Education remains a promising sector for employment over the next decade, along side health care and the financial sectors, according to John Silvia, chief economist of Wells Fargo.
In his State of the Union message in January, President Barack Obama urged young people to consider the teaching profession, citing an estimated 100,000 teaching positions that could open as baby boomers retire.
Such outlooks seem to run contrary to what’s occurring in 2011. Public school districts across the nation are reducing staff as state and local governments face a budget crunch fueled by declining tax revenues and mandates to fund Medicaid. Major provisions of the national health care legislation approved in 2010 are set to kick in over the next six years, making it uncertain how much states will have to pay to broaden health care benefits.
The situation has come home to roost in public schools in Mesa County, where School District 51 plans to begin the school year in August with 42 fewer teachers than it had this spring. Eighty teachers plan to retire and the district anticipates filling 38 of those positions — at most.
Mesa State College offers undergraduate and graduate degrees in teacher education and potential teachers from outside the area seek employment in Mesa County as well. National reports indicate the ratio of applicants to teaching positions is more than 600-to-1 for such subjects as art and English.
So what are the prospects for education graduates — or for high school students contemplating teacher education coursework in college? Overall, not so good right now. But as with any profession, some types of teachers remain in demand.
Nationally and in Mesa County, there are potential openings for teachers of math or science, particularly because the nation is focused on science, math, engineering and technology (STEM) curricula. “It’s like anything else, you target a high need area, it’s easier to find a job,” said Melissa Callahan deVita, executive director of support services for School District 51.
Teachers are also in demand to teach Spanish or instruct special education students, Callahan deVita said.
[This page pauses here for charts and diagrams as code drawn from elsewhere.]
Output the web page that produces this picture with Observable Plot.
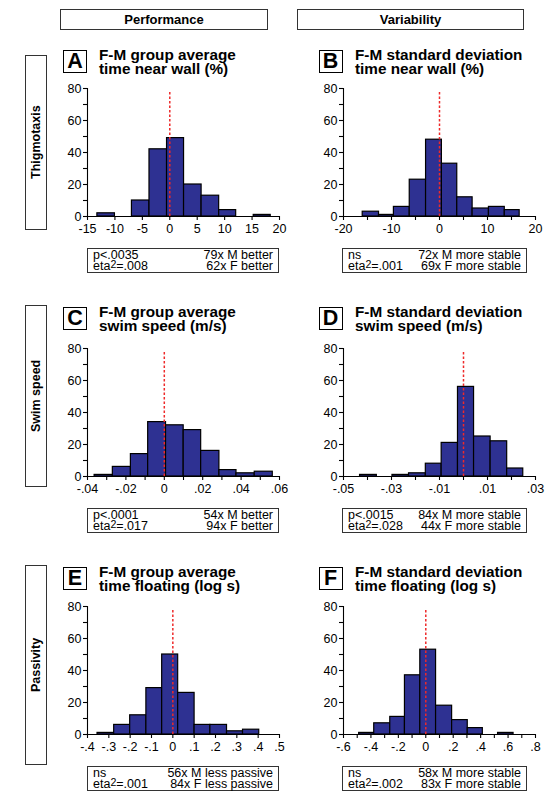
<!DOCTYPE html>
<html>
<head>
<meta charset="utf-8">
<script src="https://cdn.jsdelivr.net/npm/d3@7"></script>
<script src="https://cdn.jsdelivr.net/npm/@observablehq/plot@0.6"></script>
<style>
  body { margin: 0; background: #fff; font-family: "Liberation Sans", Arial, Helvetica, sans-serif; color: #000; }
  #root { position: relative; width: 555px; height: 795px; overflow: hidden; }
  .box { position: absolute; border: 1px solid #333; box-sizing: border-box; }
  .hdr { display: flex; align-items: center; justify-content: center; font-weight: 700; font-size: 13px; }
  .row { writing-mode: vertical-rl; transform: rotate(180deg); display: flex; align-items: center; justify-content: center; font-weight: 700; font-size: 12.5px; }
  .letter { display: flex; align-items: center; justify-content: center; font-weight: 700; font-size: 21.5px; border: 1.3px solid #000; }
  .title { position: absolute; font-weight: 700; font-size: 15.3px; line-height: 14.3px; white-space: nowrap; }
  .stats { font-size: 12.5px; line-height: 11.3px; padding: 1px 5px 0 5px; white-space: nowrap; }
  .stats .ln { display: flex; justify-content: space-between; height: 11.3px; }
  .stats .ln > span { display: inline-block; line-height: 11.3px; height: 11.3px; }
  .sup { display: inline-block; position: relative; top: -2.5px; font-size: 0.85em; line-height: 7px; height: 7px; }
  .plot { position: absolute; }
</style>
</head>
<body>
<div id="root"></div>
<script>
// ---------- DATA ----------
const columnHeaders = ["Performance", "Variability"];
const rowLabels = ["Thigmotaxis", "Swim speed", "Passivity"];
const panelLetters = ["A", "B", "C", "D", "E", "F"];
const titleLine1 = ["F-M group average", "F-M standard deviation", "F-M group average", "F-M standard deviation", "F-M group average", "F-M standard deviation"];
const titleLine2 = ["time near wall (%)", "time near wall (%)", "swim speed (m/s)", "swim speed (m/s)", "time floating (log s)", "time floating (log s)"];

// histogram bin edges and counts
const edgesA = [-13.2, -10.0, -6.9, -3.7, -0.5, 2.6, 5.8, 9.0, 12.1, 15.3, 18.4];
const countsA = [2, 0, 10, 42, 49, 20, 13, 4, 0, 1];
const edgesB = [-16.0, -12.6, -9.5, -6.2, -2.8, 0.5, 3.7, 6.9, 10.3, 13.6, 16.7];
const countsB = [3, 1, 6, 23, 48, 33, 12, 5, 6, 4];
const edgesC = [-0.0363, -0.0268, -0.0174, -0.0084, 0.0009, 0.0101, 0.0192, 0.0287, 0.0376, 0.0471, 0.0565];
const countsC = [1, 6, 14, 34, 32, 29, 16, 4, 2, 3];
const edgesD = [-0.0431, -0.0361, -0.0296, -0.0227, -0.0157, -0.0091, -0.0023, 0.0044, 0.0113, 0.0182, 0.0249];
const countsD = [1, 0, 1, 2, 8, 21, 56, 25, 22, 5];
const edgesE = [-0.353, -0.275, -0.200, -0.124, -0.050, 0.025, 0.102, 0.176, 0.254, 0.329, 0.405];
const countsE = [1, 6, 12, 29, 50, 26, 6, 6, 2, 3];
const edgesF = [-0.486, -0.376, -0.259, -0.152, -0.040, 0.075, 0.192, 0.306, 0.416, 0.527, 0.640];
const countsF = [1, 7, 11, 37, 53, 18, 9, 4, 0, 1];

// x domains and ticks
const domainA = [-15, 20], ticksA = [-15, -10, -5, 0, 5, 10, 15, 20], labelsA = ["-15", "-10", "-5", "0", "5", "10", "15", "20"], minorA = [];
const domainB = [-20, 20], ticksB = [-20, -10, 0, 10, 20], labelsB = ["-20", "-10", "0", "10", "20"], minorB = [-15, -5, 5, 15];
const domainC = [-0.04, 0.06], ticksC = [-0.04, -0.02, 0, 0.02, 0.04, 0.06], labelsC = ["-.04", "-.02", "0", ".02", ".04", ".06"], minorC = [-0.03, -0.01, 0.01, 0.03, 0.05];
const domainD = [-0.05, 0.03], ticksD = [-0.05, -0.03, -0.01, 0.01, 0.03], labelsD = ["-.05", "-.03", "-.01", ".01", ".03"], minorD = [-0.04, -0.02, 0, 0.02];
const domainE = [-0.4, 0.5], ticksE = [-0.4, -0.3, -0.2, -0.1, 0, 0.1, 0.2, 0.3, 0.4, 0.5], labelsE = ["-.4", "-.3", "-.2", "-.1", "0", ".1", ".2", ".3", ".4", ".5"], minorE = [];
const domainF = [-0.6, 0.8], ticksF = [-0.6, -0.4, -0.2, 0, 0.2, 0.4, 0.6, 0.8], labelsF = ["-.6", "-.4", "-.2", "0", ".2", ".4", ".6", ".8"], minorF = [-0.5, -0.3, -0.1, 0.1, 0.3, 0.5, 0.7];

const yDomain = [0, 80];
const yTicks = [0, 20, 40, 60, 80], yLabels = ["0", "20", "40", "60", "80"], yMinor = [10, 30, 50, 70];

// dashed reference line at zero
const refX = [0, 0, 0, 0, 0, 0];
const refTop = [78, 78, 78, 78, 78, 78];

// statistics boxes
const statLeft1 = ["p<.0035", "ns", "p<.0001", "p<.0015", "ns", "ns"];
const etaValues = ["=.008", "=.001", "=.017", "=.028", "=.001", "=.002"];
const statRight1 = ["79x M better", "72x M more stable", "54x M better", "84x M more stable", "56x M less passive", "58x M more stable"];
const statRight2 = ["62x F better", "69x F more stable", "94x F better", "44x F more stable", "84x F less passive", "83x F more stable"];

// ---------- LAYOUT ----------
const NAVY = "#2e3192";
const RED = "#ee2a2a";
const FONT = "'Liberation Sans', Arial, Helvetica, sans-serif";
const root = document.getElementById("root");

function el(cls, style, html) {
  const d = document.createElement("div");
  d.className = cls;
  Object.assign(d.style, style);
  if (html !== undefined) d.innerHTML = html;
  root.appendChild(d);
  return d;
}

// column headers
el("box hdr", {left: "60px", top: "9px", width: "208px", height: "21px"}, columnHeaders[0]);
el("box hdr", {left: "297px", top: "9px", width: "227px", height: "21px"}, columnHeaders[1]);

// row labels
const rowBoxes = [[55, 175], [305, 182], [565, 200]];
rowLabels.forEach((t, i) => el("box row", {left: "25px", top: rowBoxes[i][0] + "px", width: "22px", height: rowBoxes[i][1] + "px"}, t));

const panels = [
  {edges: edgesA, counts: countsA, domain: domainA, ticks: ticksA, labels: labelsA, minor: minorA},
  {edges: edgesB, counts: countsB, domain: domainB, ticks: ticksB, labels: labelsB, minor: minorB},
  {edges: edgesC, counts: countsC, domain: domainC, ticks: ticksC, labels: labelsC, minor: minorC},
  {edges: edgesD, counts: countsD, domain: domainD, ticks: ticksD, labels: labelsD, minor: minorD},
  {edges: edgesE, counts: countsE, domain: domainE, ticks: ticksE, labels: labelsE, minor: minorE},
  {edges: edgesF, counts: countsF, domain: domainF, ticks: ticksF, labels: labelsF, minor: minorF}
];

const colX = [87, 343];          // pixel where x-domain starts
const rowY80 = [88, 348, 606];   // pixel of y = 80
const letterTop = [49.5, 307, 567];
const titleTop = [47.5, 305, 564.5];

const ML = 36, MR = 14, MT = 10, MB = 24, IW = 192, IH = 128;

panels.forEach((p, k) => {
  const col = k % 2, row = Math.floor(k / 2);
  const bins = p.counts.map((c, i) => ({x1: p.edges[i], x2: p.edges[i + 1], n: c})).filter(d => d.n > 0);
  const xfmt = new Map(p.ticks.map((t, i) => [t, p.labels[i]]));
  const yfmt = new Map(yTicks.map((t, i) => [t, yLabels[i]]));
  const marks = [
    Plot.rectY(bins, {x1: "x1", x2: "x2", y: "n", fill: NAVY, stroke: "#000", strokeWidth: 1.2}),
    Plot.ruleX([{x: refX[k], y1: 0, y2: refTop[k]}], {x: "x", y1: "y1", y2: "y2", stroke: RED, strokeWidth: 1.5, strokeDasharray: "2.5,2"}),
    Plot.ruleY([0], {stroke: "#000", strokeWidth: 1.1}),
    Plot.ruleX([p.domain[0]], {stroke: "#000", strokeWidth: 1.1}),
    Plot.axisX({ticks: p.ticks, tickSize: 4, tickPadding: 4, tickFormat: d => xfmt.get(d), label: null, strokeWidth: 1.1, fontSize: 12.5}),
    Plot.axisY({ticks: yTicks, tickSize: 4, tickPadding: 2, tickFormat: d => yfmt.get(d), label: null, strokeWidth: 1.1, fontSize: 12.5}),
    Plot.axisY({ticks: yMinor, tickSize: 4, tickFormat: () => "", label: null, strokeWidth: 1.1})
  ];
  if (p.minor.length) marks.push(Plot.axisX({ticks: p.minor, tickSize: 4, tickFormat: () => "", label: null, strokeWidth: 1.1}));
  const svg = Plot.plot({
    width: ML + IW + MR, height: MT + IH + MB,
    marginLeft: ML, marginRight: MR, marginTop: MT, marginBottom: MB,
    x: {domain: p.domain, label: null},
    y: {domain: yDomain, label: null},
    style: {fontFamily: FONT, fontSize: "12.5px", color: "#000", background: "transparent", overflow: "visible"},
    marks
  });
  const wrap = el("plot", {left: (colX[col] - ML) + "px", top: (rowY80[row] - MT) + "px"});
  wrap.appendChild(svg);

  // letter box
  const lx = col === 0 ? 63 : 318.5;
  el("box letter", {left: lx + "px", top: letterTop[row] + "px", width: "24px", height: "23px"}, panelLetters[k]);
  // title
  const tx = col === 0 ? 99 : 355;
  el("title", {left: tx + "px", top: titleTop[row] + "px"}, titleLine1[k] + "<br>" + titleLine2[k]);

  // stats box
  const y0 = rowY80[row] + IH;
  const sw = col === 0 ? 192 : 185;
  const sx = col === 0 ? 87 : 342;
  el("box stats", {left: sx + "px", top: (y0 + 32) + "px", width: sw + "px", height: "25px"},
    `<div class="ln"><span>${statLeft1[k]}</span><span>${statRight1[k]}</span></div>` +
    `<div class="ln"><span>eta<span class="sup">2</span>${etaValues[k]}</span><span>${statRight2[k]}</span></div>`);
});
</script>
</body>
</html>
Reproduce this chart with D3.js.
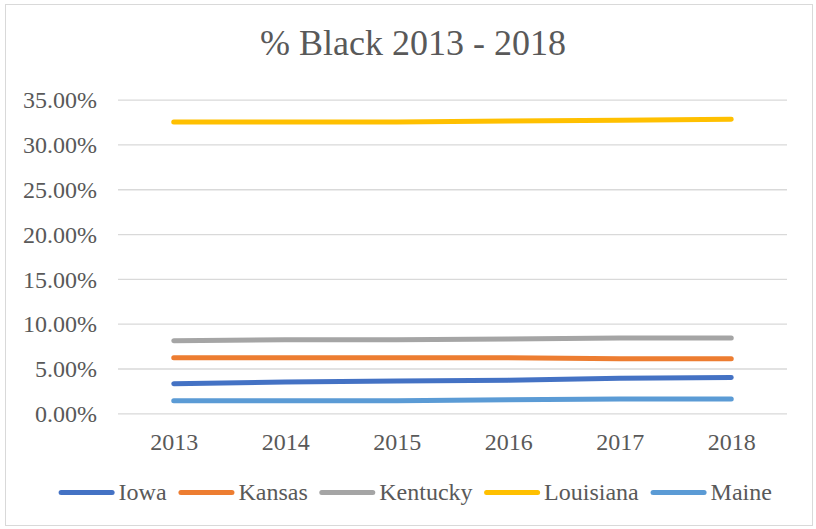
<!DOCTYPE html>
<html>
<head>
<meta charset="utf-8">
<script src="https://cdn.jsdelivr.net/npm/d3@7"></script>
<style>
  html, body { margin: 0; padding: 0; background: #fff; }
  svg { display: block; }
</style>
</head>
<body>
<svg id="chart" width="816" height="529"></svg>
<script>
const title = "% Black 2013 - 2018";
const years = ["2013", "2014", "2015", "2016", "2017", "2018"];
const seriesNames = ["Iowa", "Kansas", "Kentucky", "Louisiana", "Maine"];
const iowa      = [0.033, 0.035, 0.036, 0.037, 0.039, 0.040];
const kansas    = [0.062, 0.062, 0.062, 0.062, 0.061, 0.061];
const kentucky  = [0.081, 0.082, 0.082, 0.083, 0.084, 0.084];
const louisiana = [0.325, 0.325, 0.325, 0.326, 0.327, 0.328];
const maine     = [0.014, 0.014, 0.014, 0.015, 0.016, 0.016];
const yTicks = [0, 0.05, 0.10, 0.15, 0.20, 0.25, 0.30, 0.35];
const colors = ["#4472C4", "#ED7D31", "#A5A5A5", "#FFC000", "#5B9BD5"];

const FONT = "Liberation Serif, serif";
const TEXT_COLOR = "#595959";

const seriesValues = [iowa, kansas, kentucky, louisiana, maine];
const series = seriesNames.map((name, i) => ({ name, color: colors[i], values: seriesValues[i] }));

const svg = d3.select("#chart");

// chart border
svg.append("rect")
  .attr("x", 5.5).attr("y", 4.5).attr("width", 807).attr("height", 521)
  .attr("fill", "#fff").attr("stroke", "#D9D9D9").attr("stroke-width", 1);

const plot = { left: 118, right: 787, top: 99.6, bottom: 413.3 };

const x = d3.scalePoint().domain(years).range([plot.left, plot.right]).padding(0.5);
const y = d3.scaleLinear().domain([0, 0.35]).range([plot.bottom, plot.top]);

// title
svg.append("text")
  .attr("x", 413).attr("y", 55)
  .attr("text-anchor", "middle")
  .attr("fill", TEXT_COLOR)
  .style("font-family", FONT)
  .style("font-size", "36px")
  .text(title);

// y axis with gridlines
const yAxis = d3.axisLeft(y)
  .tickValues(yTicks)
  .tickFormat(d => (d * 100).toFixed(2) + "%")
  .tickSize(-(plot.right - plot.left))
  .tickPadding(21);

const gy = svg.append("g")
  .attr("transform", `translate(${plot.left},0)`)
  .call(yAxis)
  .attr("font-family", FONT);
gy.select(".domain").remove();
gy.selectAll(".tick line").attr("stroke", "#D9D9D9").attr("stroke-width", 1.3);
gy.selectAll(".tick text")
  .style("font-family", FONT)
  .style("font-size", "24px")
  .attr("fill", TEXT_COLOR)
  .attr("dy", "0.34em");

// x axis labels
const xAxis = d3.axisBottom(x).tickSize(0).tickPadding(20);
const gx = svg.append("g")
  .attr("transform", `translate(0,${plot.bottom})`)
  .call(xAxis)
  .attr("font-family", FONT);
gx.select(".domain").remove();
gx.selectAll(".tick text")
  .style("font-family", FONT)
  .style("font-size", "24px")
  .attr("fill", TEXT_COLOR);

// lines
const line = d3.line()
  .x((d, i) => x(years[i]))
  .y(d => y(d));

svg.append("g").selectAll("path")
  .data(series)
  .join("path")
  .attr("d", d => line(d.values))
  .attr("fill", "none")
  .attr("stroke", d => d.color)
  .attr("stroke-width", 5)
  .attr("stroke-linecap", "round")
  .attr("stroke-linejoin", "round");

// legend
const legendY = 492.5;
const lineLen = 51;
const gapAfterLine = 6;
const gapBetween = 14;
const legend = svg.append("g");
const items = legend.selectAll("g").data(series).join("g");
items.append("line")
  .attr("x1", 2.5).attr("x2", 2.5 + lineLen)
  .attr("y1", 0).attr("y2", 0)
  .attr("stroke", d => d.color)
  .attr("stroke-width", 5)
  .attr("stroke-linecap", "round");
items.append("text")
  .attr("x", 5 + lineLen + gapAfterLine - 2)
  .attr("y", 0)
  .attr("dy", "0.33em")
  .attr("fill", TEXT_COLOR)
  .style("font-family", FONT)
  .style("font-size", "24px")
  .text(d => d.name);

let widths = [];
items.each(function() { widths.push(this.getBBox().width); });
const total = d3.sum(widths) + gapBetween * (widths.length - 1);
let cx = 414 - total / 2;
items.attr("transform", (d, i) => {
  const t = `translate(${cx},${legendY})`;
  cx += widths[i] + gapBetween;
  return t;
});
</script>
</body>
</html>
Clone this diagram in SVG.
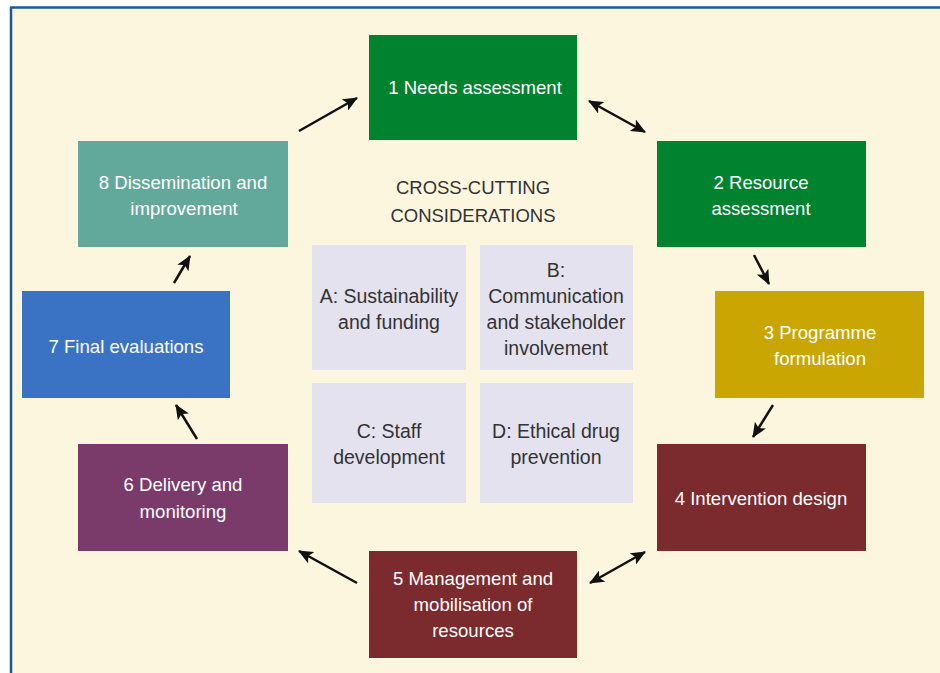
<svg xmlns="http://www.w3.org/2000/svg" width="940" height="673" viewBox="0 0 940 673">
<defs>
<marker id="ah" viewBox="0 0 15 13" refX="14" refY="6.5" markerWidth="15" markerHeight="13" markerUnits="userSpaceOnUse" orient="auto-start-reverse">
<path d="M0,0 L15,6.5 L0,13 L3.5,6.5 Z" fill="#111"/>
</marker>
<style>
.n text{fill:#fff;font-family:"Liberation Sans",Arial,sans-serif;font-size:18.6px;text-anchor:middle}
.c text{fill:#333;font-family:"Liberation Sans",Arial,sans-serif;font-size:19.5px;text-anchor:middle}
#title text{font-size:18.5px}
.c rect{fill:#e3e2ee}
.e line{stroke:#111;stroke-width:2.5;fill:none}
</style>
</defs>
<rect x="0" y="0" width="940" height="673" fill="#fff"/>
<rect x="11" y="8" width="929" height="665" fill="#fdf6df"/>
<line x1="10" y1="7.5" x2="940" y2="7.5" stroke="#1a5b98" stroke-width="2.5"/>
<line x1="11" y1="7" x2="11" y2="673" stroke="#1a5b98" stroke-width="2.5"/>

<g id="title" class="c"><text x="473" y="194">CROSS-CUTTING</text><text x="473" y="222">CONSIDERATIONS</text></g>

<g id="n1" class="n"><rect x="369" y="35" width="208" height="105" fill="#00822f"/><text x="475" y="94">1 Needs assessment</text></g>
<g id="n2" class="n"><rect x="657" y="141" width="209" height="106" fill="#00822f"/><text x="761" y="189">2 Resource</text><text x="761" y="215">assessment</text></g>
<g id="n3" class="n"><rect x="715" y="291" width="209" height="107" fill="#c9a602"/><text x="820" y="339">3 Programme</text><text x="820" y="365">formulation</text></g>
<g id="n4" class="n"><rect x="657" y="444" width="209" height="107" fill="#7b2a2d"/><text x="761" y="505">4 Intervention design</text></g>
<g id="n5" class="n"><rect x="369" y="551" width="208" height="107" fill="#7b2a2d"/><text x="473" y="585">5 Management and</text><text x="473" y="611">mobilisation of</text><text x="473" y="637">resources</text></g>
<g id="n6" class="n"><rect x="78" y="444" width="210" height="107" fill="#7a3b6b"/><text x="183" y="491">6 Delivery and</text><text x="183" y="518">monitoring</text></g>
<g id="n7" class="n"><rect x="22" y="291" width="208" height="107" fill="#3a73c4"/><text x="126" y="353">7 Final evaluations</text></g>
<g id="n8" class="n"><rect x="78" y="141" width="210" height="106" fill="#63a99b"/><text x="183" y="189">8 Dissemination and</text><text x="184" y="215">improvement</text></g>

<g id="A" class="c"><rect x="312" y="245" width="154" height="125"/><text x="389" y="303">A: Sustainability</text><text x="389" y="329">and funding</text></g>
<g id="B" class="c"><rect x="480" y="245" width="153" height="125"/><text x="556" y="277">B:</text><text x="556" y="303">Communication</text><text x="556" y="329">and stakeholder</text><text x="556" y="355">involvement</text></g>
<g id="C" class="c"><rect x="312" y="383" width="154" height="120"/><text x="389" y="438">C: Staff</text><text x="389" y="464">development</text></g>
<g id="D" class="c"><rect x="480" y="383" width="153" height="120"/><text x="556" y="438">D: Ethical drug</text><text x="556" y="464">prevention</text></g>

<g id="edges" class="e">
<line x1="299" y1="131" x2="357" y2="98" marker-end="url(#ah)"/>
<line x1="589" y1="101" x2="645" y2="132" marker-start="url(#ah)" marker-end="url(#ah)"/>
<line x1="754" y1="255" x2="769" y2="284" marker-end="url(#ah)"/>
<line x1="773" y1="405" x2="753" y2="437" marker-end="url(#ah)"/>
<line x1="645" y1="552" x2="590" y2="583" marker-start="url(#ah)" marker-end="url(#ah)"/>
<line x1="357" y1="583" x2="299" y2="551" marker-end="url(#ah)"/>
<line x1="197" y1="439" x2="176" y2="405" marker-end="url(#ah)"/>
<line x1="174" y1="283" x2="190" y2="256" marker-end="url(#ah)"/>
</g>
</svg>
Of course, some of the former teachers who are out of work can re-enter the applicant pool, making the competition even more fierce.
School District 51 declines to renew the contracts of 30 to 50 non-tenured teachers each year, and the number will probably be higher this year. Most of those understand they signed one-year contracts and don’t count on returning, said Jeff Kirtland, public information officer for the school district.
Mesa State College has headed the other direction when it comes to hiring. An expanding student population from 5,800 in March 2008 to more than 7,000 in March 2010 coincided with the addition of 93 jobs at the college, bringing the total to 753. The student population grew to more than 8,000 this spring and the college advertised more faculty positions.
Yet, the college is prepared for leaner budget times ahead. Mesa State President Tim Foster expects state funding for colleges could end in 2014 due to federal mandates to increase funding for health care.
Time will tell what budget effects colleges will face in the next three years, but the public school system is already tightening its belt as administrators work to curtail the decline in the number of teaching positions.